Go registers include common registers and pseudo registers. The following describes the pseudo registers.

  • Pseudo register

    On the x86 platform, Go has four pseudo registers (FP, PC, SB, and SP), which are references to memory locations.

    • FP (frame pointer): stores parameters and local variables to identify function parameters and return values.
    • SP (stack pointer): stores the offset address of the stack. It points to the top of the local stack frame.
    • SB (static base): a static base pointer used to represent a global variable or function.
    • PC (program counter): a common PC register in a processor used to store the address of an instruction to be executed.
  • Assembly code porting

    The Go compiler outputs abstract assembly code that does not correspond to any real hardware architecture. Through pseudo-assembly, the Go assembler generates specific binary files for the target hardware. The advantage of pseudo-assembly is that it is easier to port Go to the new architecture. However, even in pseudo-assembly, there are some differences between the x86 and Kunpeng instructions. The following lists some common differences.

    • The length of the data to be transferred is determined by the suffix of the MOV. The instructions for transferring data of the same length vary on different platforms. Table 1 lists the differences between the x86 and Kunpeng instructions.
      Table 1 Comparison of x86 and Kunpeng instructions for transferring data of the same length

      Operand Length

      x86

      Kunpeng

      8 bytes

      MOVQ

      MOVD

      4 bytes

      MOVL

      MOVW

      2 bytes

      MOVW

      MOVH

      1 byte

      MOVB

      MOVB

    • On the Kunpeng platform, MOVD.W + stack address offset indicates the front increment, that is, stack scale-out, corresponding to SUBQ + stack address offset in x86. Similarly, MOVD.P + stack address offset indicates the back increment, that is, stack scale-in, corresponding to ADDQ + stack address offset in x86. MOVD.W and MOVD.P appear in pairs in the assembly code.

      Example code on the x86 platform:

      SUBQ     $24, SP      // The stack top pointer is moved down by 24 bytes.
      ……                  // A series of specific function assembly instructions are omitted in the middle.
      ADDQ    $24, SP       // The stack top pointer is moved upward by 24 bytes.

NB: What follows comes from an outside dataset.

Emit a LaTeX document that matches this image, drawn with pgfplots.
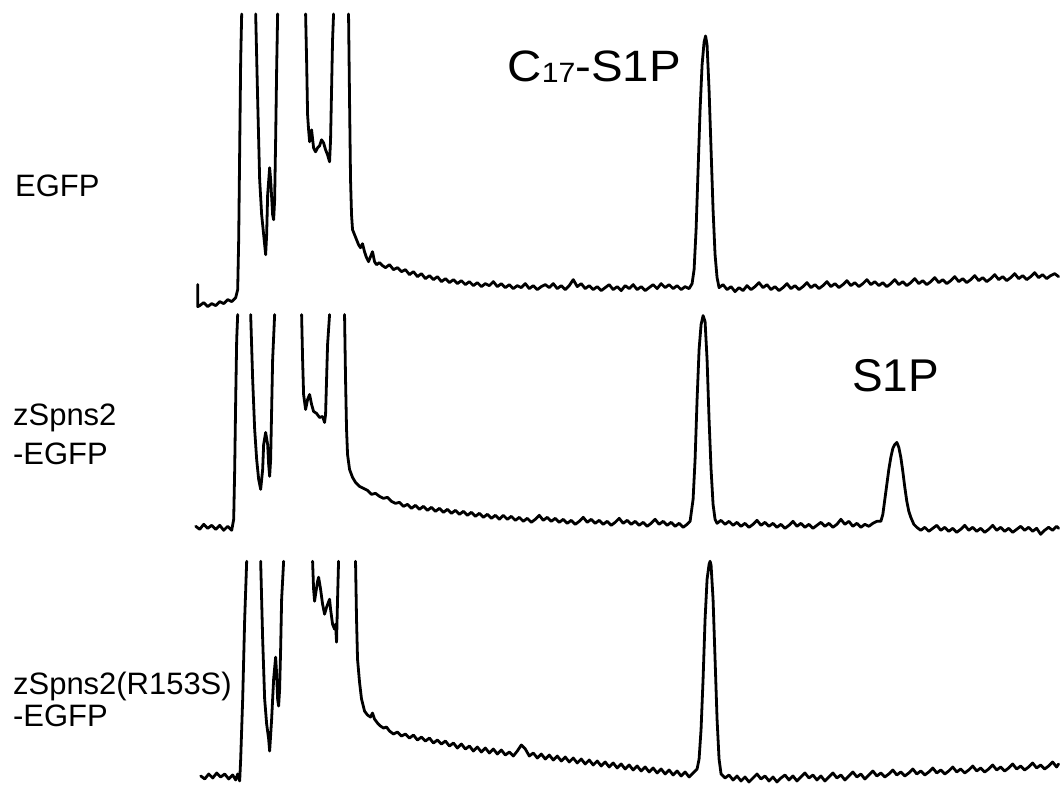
\documentclass[border=0pt]{standalone}
\usepackage{fontspec}
\setmainfont{Liberation Sans}
\usepackage{pgfplots}
\pgfplotsset{compat=1.18}
\newcommand{\lbl}{\fontsize{31}{31}\selectfont}
\pgfplotsset{trace/.style={black, line width=2.8pt, line join=round, line cap=round, mark=none}}

\begin{document}
\begin{tikzpicture}
\begin{axis}[
  width=1060pt, height=792pt, scale only axis, hide axis,
  xmin=0, xmax=1060, ymin=0, ymax=792, y dir=reverse, clip=false,
]
% bounding box
\addplot[draw=none] coordinates {(0,0) (1060,792)};

% ---- EGFP ----
\addplot[trace] coordinates {(198,285) (198,307) (200,306) (204,303) (208,307) (212,304) (216,306) (220,302) (224,304) (228,300) (232,302) (236,298) (238,290) (239,240) (240,150) (241,60) (242,14)};
\addplot[trace] coordinates {(256,14) (258,100) (260,180) (262,215) (264,235) (266,255) (267,235) (268,195) (270,168) (271,180) (273,215) (274,220) (275,200) (276,140) (277,70) (278,14)};
\addplot[trace] coordinates {(306,14) (307,60) (308,115) (309,130) (310,142) (311,135) (312,130) (314,148) (316,152) (318,148) (320,146) (322,140) (324,143) (326,150) (328,155) (330,162) (331,140) (332,90) (333,40) (334,14)};
\addplot[trace] coordinates {(349,14) (350,100) (351,180) (352,215) (353,230) (355,235) (357,240) (359,245) (361,248) (363,244) (365,252) (367,258) (369,262) (371,257) (373,252) (375,262) (377,265) (380,263) (383,266)
 (386,268) (390,265) (394,270) (398,268) (402,272) (406,270) (410,275) (414,272) (418,277) (422,274) (426,279) (430,276) (434,280) (438,277) (442,282) (446,279) (450,283) (454,280) (458,284) (462,281) (466,285) (470,282) (474,286) (478,283) (482,287) (486,284) (490,286) (494,282) (498,287) (502,284) (506,288) (510,285) (514,289) (518,286) (522,288) (526,284) (530,289) (534,286) (538,290) (542,287) (546,285) (550,288) (554,284) (558,289) (562,286) (566,290) (570,286) (574,280) (578,287) (582,284) (586,289) (590,286) (594,290) (598,287) (602,291) (606,288) (610,285) (614,290) (618,287) (622,291) (626,286) (630,289) (634,285) (638,290) (642,287) (646,291) (650,288) (654,285) (658,289) (662,284) (666,288) (670,285) (674,289) (678,286) (682,290) (686,287) (690,289) (693,284)
 (695,270) (697,230) (699,170) (701,110) (703,65) (705,42) (706.5,36) (708,45) (710,90) (712,150) (714,210) (716,255) (718,278) (720,288)
 (724,285) (728,290) (732,287) (736,292) (740,288) (744,291) (748,286) (752,290) (756,287) (760,283) (764,288) (768,285) (772,290) (776,287) (780,291) (784,288) (788,284) (792,289) (796,286) (800,290) (804,287) (808,283) (812,288) (816,285) (820,289) (824,286) (828,282) (832,287) (836,284) (840,288) (844,285) (848,281) (852,286) (856,283) (860,287) (864,284) (868,280) (872,285) (876,282) (880,286) (884,283) (888,287) (892,284) (896,280) (900,285) (904,282) (908,286) (912,283) (916,279) (920,284) (924,281) (928,285) (932,282) (936,278) (940,283) (944,280) (948,284) (952,281) (956,277) (960,282) (964,279) (968,283) (972,280) (976,276) (980,281) (984,278) (988,282) (992,279) (996,275) (1000,280) (1004,277) (1008,281) (1012,278) (1016,274) (1020,279) (1024,276) (1028,280) (1032,277) (1036,273) (1040,278) (1044,275) (1048,279) (1052,276) (1056,274) (1060,277)};

% ---- zSpns2-EGFP ----
\addplot[trace] coordinates {(196,527) (200,530) (204,525) (208,529) (212,526) (216,530) (220,526) (224,531) (228,527) (232,531) (234,520) (235,470) (236,400) (237,340) (238,315)};
\addplot[trace] coordinates {(251,315) (253,380) (255,430) (257,460) (259,480) (261,490) (263,470) (264,445) (266,433) (268,445) (269,465) (270,477) (271,460) (272,410) (273,360) (275,315)};
\addplot[trace] coordinates {(302,315) (303,360) (304,395) (306,410) (308,400) (310,395) (312,405) (314,412) (317,414) (320,418) (323,417) (325,423) (326,415) (327,380) (328,345) (330,315)};
\addplot[trace] coordinates {(345,315) (346,380) (347,430) (348,455) (350,470) (353,478) (356,483) (360,487) (364,489) (368,491) (372,495) (376,494) (380,497) (384,499) (388,498) (392,502) (396,504)
 (400,503) (404,507) (408,505) (412,509) (416,506) (420,510) (424,507) (428,511) (432,508) (436,512) (440,509) (444,513) (448,510) (452,514) (456,511) (460,515) (464,512) (468,516) (472,513) (476,517) (480,514) (484,518) (488,515) (492,519) (496,516) (500,520) (504,516) (508,520) (512,517) (516,521) (520,518) (524,522) (528,519) (532,523) (536,520) (540,516) (544,521) (548,518) (552,522) (556,519) (560,523) (564,520) (568,524) (572,521) (576,525) (580,522) (584,518) (588,523) (592,520) (596,524) (600,521) (604,525) (608,522) (612,526) (616,523) (620,519) (624,524) (628,521) (632,525) (636,522) (640,526) (644,523) (648,527) (652,524) (656,520) (660,525) (664,522) (668,526) (672,523) (676,527) (680,524) (684,528) (688,525) (691,522)
 (694,500) (696,460) (698,400) (700,350) (702,325) (704,316) (706,322) (708,360) (710,420) (712,470) (714,505) (716,520) (718,524)
 (722,521) (726,525) (730,522) (734,526) (738,523) (742,527) (746,524) (750,528) (754,525) (758,521) (762,526) (766,523) (770,527) (774,524) (778,528) (782,525) (786,529) (790,526) (794,522) (798,527) (802,524) (806,528) (810,525) (814,529) (818,526) (822,523) (826,527) (830,524) (834,528) (838,525) (842,520) (846,525) (850,522) (854,527) (858,524) (862,528) (866,525) (870,527) (874,524) (878,522) (882,522)
 (884,515) (886,500) (888,485) (890,470) (892,458) (894,449) (896,445) (898,443) (900,448) (902,458) (904,472) (906,488) (908,502) (910,512) (912,518) (915,525)
 (918,528) (922,531) (926,528) (930,532) (934,529) (938,526) (942,531) (946,528) (950,532) (954,529) (958,533) (962,530) (966,526) (970,531) (974,528) (978,532) (982,529) (986,533) (990,530) (994,526) (998,531) (1002,528) (1006,532) (1010,529) (1014,533) (1018,530) (1022,527) (1026,531) (1030,528) (1034,532) (1038,529) (1042,535) (1046,531) (1050,528) (1054,531) (1058,527) (1060,529)};

% ---- zSpns2(R153S)-EGFP ----
\addplot[trace] coordinates {(201,777) (205,780) (209,775) (213,779) (217,774) (221,778) (225,775) (229,780) (233,776) (236,781) (238,775) (240,782) (241,760) (243,700) (245,620) (247,562)};
\addplot[trace] coordinates {(261,562) (263,640) (265,700) (267,725) (269,740) (270,752) (272,720) (274,680) (276,658) (277,675) (278,700) (279,707) (280,690) (281,650) (282,600) (284,562)};
\addplot[trace] coordinates {(313,562) (314,590) (315,602) (316,595) (318,582) (319,578) (321,590) (323,605) (325,615) (327,608) (330,600) (331,610) (333,625) (335,630) (336,625) (337,643) (338,600) (339,562)};
\addplot[trace] coordinates {(356,562) (357,620) (358,660) (360,683) (362,700) (365,712) (368,716) (371,718) (373,714) (375,720) (378,724) (381,727) (384,729) (387,728) (390,732) (394,735) (398,733) (402,737)
 (406,735) (410,739) (414,736) (418,741) (422,738) (426,742) (430,739) (434,744) (438,741) (442,745) (446,742) (450,747) (454,744) (458,749) (462,745) (466,750) (470,747) (474,752) (478,748) (482,753) (486,749) (490,754) (494,750) (498,755) (502,751) (506,756) (510,753) (514,757) (518,752) (522,746) (526,750) (530,757) (534,754) (538,759) (542,755) (546,760) (550,756) (554,761) (558,757) (562,762) (566,758) (570,763) (574,759) (578,764) (582,760) (586,765) (590,761) (594,766) (598,762) (602,767) (606,763) (610,768) (614,764) (618,769) (622,765) (626,770) (630,766) (634,771) (638,767) (642,772) (646,768) (650,773) (654,769) (658,774) (662,770) (666,775) (670,771) (674,776) (678,772) (682,777) (686,773) (690,778) (694,774) (698,770)
 (700,760) (702,730) (704,680) (706,620) (708,580) (710,565) (711,562) (712,566) (714,600) (716,660) (718,720) (720,760) (722,775)
 (726,779) (730,776) (734,781) (738,777) (742,782) (746,778) (750,783) (754,779) (758,775) (762,780) (766,777) (770,782) (774,778) (778,783) (782,779) (786,776) (790,781) (794,777) (798,782) (802,778) (806,774) (810,779) (814,776) (818,781) (822,777) (826,782) (830,778) (834,774) (838,779) (842,776) (846,781) (850,777) (854,773) (858,778) (862,775) (866,780) (870,776) (874,772) (878,777) (882,774) (886,778) (890,775) (894,771) (898,776) (902,773) (906,777) (910,774) (914,770) (918,775) (922,772) (926,776) (930,773) (934,769) (938,774) (942,771) (946,775) (950,772) (954,768) (958,773) (962,770) (966,774) (970,771) (974,767) (978,772) (982,769) (986,773) (990,770) (994,766) (998,771) (1002,768) (1006,772) (1010,769) (1014,765) (1018,770) (1022,767) (1026,771) (1030,768) (1034,764) (1038,769) (1042,766) (1046,770) (1050,767) (1054,763) (1058,768) (1060,765)};

% ---- labels ----
\node[anchor=base west, font=\lbl, inner sep=0pt] at (axis cs:15,197) {EGFP};
\node[anchor=base west, font=\lbl, inner sep=0pt] at (axis cs:13,426) {zSpns2};
\node[anchor=base west, font=\lbl, inner sep=0pt] at (axis cs:13,465) {-EGFP};
\node[anchor=base west, font=\lbl, inner sep=0pt] at (axis cs:13,695) {zSpns2(R153S)};
\node[anchor=base west, font=\lbl, inner sep=0pt] at (axis cs:13,727) {-EGFP};
\node[anchor=base west, inner sep=0pt, xscale=1.08, font=\fontsize{44}{44}\selectfont] at (axis cs:508,82) {C{\fontsize{28}{28}\selectfont\raisebox{-1pt}{17}}-S1P};
\node[anchor=base west, inner sep=0pt, font=\fontsize{46}{46}\selectfont] at (axis cs:853,392) {S1P};
\end{axis}
\end{tikzpicture}
\end{document}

      Example code on the Kunpeng platform:

      MOVD.W   R30, -24(RSP)       // The stack top pointer is moved down by 24 bytes.
      ……                         // A series of specific function assembly instructions are omitted in the middle.
      MOVD.P    24(RSP), R30       // The stack top pointer is moved upward by 24 bytes.
    • Common calculation commands:

      Command Function

      x86

      Kunpeng

      Addition

      ADDQ

      ADD

      Subtraction

      SUBQ

      SUB

      Multiplication

      IMULQ

      MUL

      Comparison

      CMPQ

      CMP

      For more commands, visit the following links:

      https://www.slideshare.net/linaroorg/optimizing-golang-for-high-performance-with-arm64-assembly-sfo17314

Example:

In the following example, two integers are added using the Go assembly to show the differences between assembly implementations on different platforms.

Source code function:

func Add(a, b int64) int64 {
    return a+b
}
  • Go assembly implementation on the x86 platform:

    Create an add.go file, declare only functions in the file, and create an add_amd64.s file in the add.go directory. The implementation is as follows:

    TEXT    ·Add+0(SB), $0-24 
    MOVQ    a+0(FP), BX      // Copy the value of parameter a to the BX register.
    MOVQ    b+8(FP), BP      // Copy the value of parameter b to the BP register.
    ADDQ    BP, BX           // Add the values of the BP register and the BX register, and store the sum value to the BX register.
    MOVQ    BX, ret+16(FP)   // Copy the value of the BX register to the FP+16 position, that is, the location of the return value in memory.
    RET                      // Return the result of calling the RET interface.

    TEXT indicates the start. ·Add is in the format of {package}·{function}. If the function belongs to the current package, {package} can be omitted. Note that the middle dot (·) preceding Add is used to separate the function from the package name. In $0-24, 0 indicates that the frame size of the function stack is 0, and 24 indicates the size of the parameter and return value. The parameter is two int64 variables, and the return value is one int64 variable. There are 24 bytes in total.

  • Go assembly implementation on the Kunpeng platform:

    Create an add.go file, declare only functions in the file, and create an add_arm64.s file in the add.go directory. The implementation is as follows:

    TEXT    ·Add+0(SB), $0-24  // The explanation is similar to that of x86.
    MOVD    a+0(FP), R0
    MOVD    b+8(FP), R1
    ADD     R1, R0, R0
    MOVD    R0, ret+16(FP)
    RET

    Through comparison, it is found that simple Go assembly source code (such as the MOV instruction, ADD instruction, and register naming) is implemented differently on different platforms.

    Generally, there are a large number of complex instructions in files that contain the Go assembly, and the differences between architectures require a good command of the Go principle. When the time is limited and assembly conversion is difficult to implement, you can compile Go code (non-assembly) to implement the code function if you understand the implementation logic of assembly code.